What is the difference between RAM and memory?

When people talk about computer RAM or memory it is sometimes hard to discover what they mean. This is because sometimes the term memory is used to refer to a computer’s work memory and sometimes used to refer to other types of memory. In this post I have taken the effort to create more clarity about the difference between RAM and other types of memory.

RAM is an abbreviation for random-access memory. This is a type of so called volatile memory that stores instructions for frequently used programs to speed up computer usage. A characteristic of volatile memory is that the information that is stored is lost once it no longer receives energy.

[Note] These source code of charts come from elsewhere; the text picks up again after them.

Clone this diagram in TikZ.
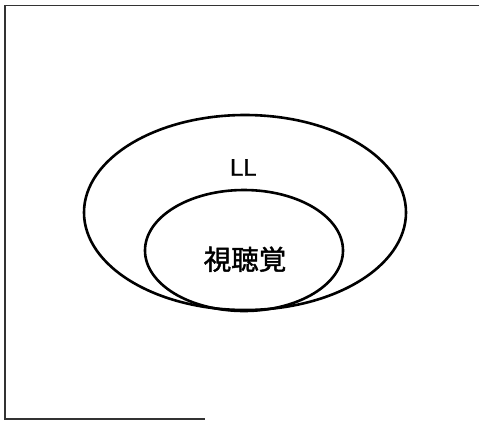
\documentclass[tikz,border=0pt]{standalone}
\usepackage{fontspec}
\setmainfont{Liberation Sans}
\newfontfamily\cjkfont[FakeBold=1.5]{Noto Sans CJK JP}
\newfontfamily\llfont[FakeBold=0.8]{Liberation Sans}
\usetikzlibrary{shapes.geometric}
\begin{document}
\begin{tikzpicture}[x=1pt,y=-1pt,
  setell/.style={draw=black, ellipse, line width=2.6pt, inner sep=0pt},
  framebar/.style={draw=black!80, line width=1.2pt},
  lbl/.style={inner sep=0pt, text=black}]
\useasboundingbox (0,0) rectangle (481,421);
\fill[white] (0,0) rectangle (481,421);
% partial frame (scanned)
\coordinate (tl) at (5,5.5);
\coordinate (tr) at (479,5.5);
\coordinate (bl) at (5,419);
\coordinate (br) at (205,419);
\draw[framebar] (tr) -- (tl) -- (bl) -- (br);
% sets
\node[setell, minimum width=322pt, minimum height=195pt] (outer) at (245,212.5) {};
\node[setell, minimum width=198pt, minimum height=121pt] (inner) at (244,250.5) {};
% labels
\node[lbl, font=\llfont\fontsize{24}{24}\selectfont, anchor=base] (ll) at (243.3,175.7) {LL};
\node[lbl, font=\cjkfont\fontsize{27.5}{27.5}\selectfont] (av) at (245,259.2) {視聴覚};
\end{tikzpicture}
\end{document}
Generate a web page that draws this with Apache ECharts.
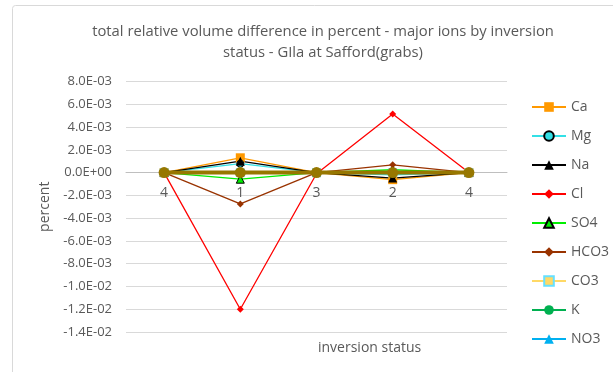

As an example, when you are playing a PC game your RAM will be able to store specific instructions to streamline the information that is being processed. Once the game is completed and your PC is shut down this information is lost. RAM is therefore also referred to as a system’s short term memory. A random-access memory device’s multiplexing and demultiplexing circuitry connect data lines to addressed storage in such a way that reading or writing entries occurs nearly instantaneous.

On the other hand there is also non-volatile memory, which does not require energy to maintain stored information. One example of non-volatile memory is direct-access data storage memory, this includes media such as hard disks, CD-RWs, DVD-RWs and the older drum memory. The time to read and write data items using these types of memory varies significantly depending on their physical locations on the recording medium, due to mechanical limitations such as media rotation speeds and arm movement.

These earlier mentioned types of non-volatile memory are specifically aimed at storing data for longer amounts of time and for storing information that is not required on a regular basis. In general these types of storage memory also have a much higher storage capacity compared to RAM.

Modern desktop computers and laptops are frequently equipped with SSDs or solid state drives. Although they do not come with spinning components, they do maintain stored information even after losing its power supply. This means that SSDs fall under the category of non-volatile memory as well, or more specifically NAND-based flash memory.